Direktur Eksekutif Perluden Khoirunnisa Nur Agustyati juga memaparkan berbagai kemungkinan masalah yang muncul jika Pemilu 2024 tetap diadakan serentak. Meski sudah ada permohonan uji materi dari penyelenggara ad hoc terhadap UU 10/2016, belum ada titik terang atau sinyal positif pemisahan pemilu nasional dan daerah.

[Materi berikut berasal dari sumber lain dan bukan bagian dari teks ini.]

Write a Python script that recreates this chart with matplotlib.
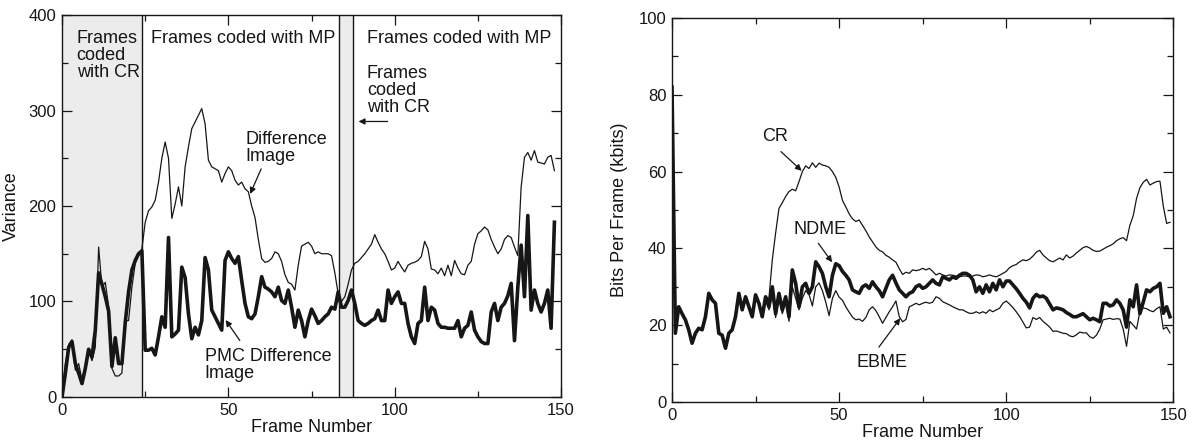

”Pengalaman di lapangan seperti yang disampaikan memang belum dikemukakan di hadapan hakim konstitusi. Sehingga harapannya, ketika permohonan ini lanjut, pengalaman teman-teman lapangan bisa sampai ke hakim,” ujar Ninis, sapaan akrabnya. Perludem pun sebagai kuasa hukum meminta secara spesifik solusi ideal untuk memisahkan pemilu nasional dan daerah tersebut.
Direktur Lembaga Survei Indonesia Djayadi Hanan menilai solusi yang paling tepat ialah mengurangi beban pemilu. Dia menganggap kajian yang dilakukan seputar pemilu saat ini belum komprehensif, tetapi TKB sudah memutuskan lebih dulu.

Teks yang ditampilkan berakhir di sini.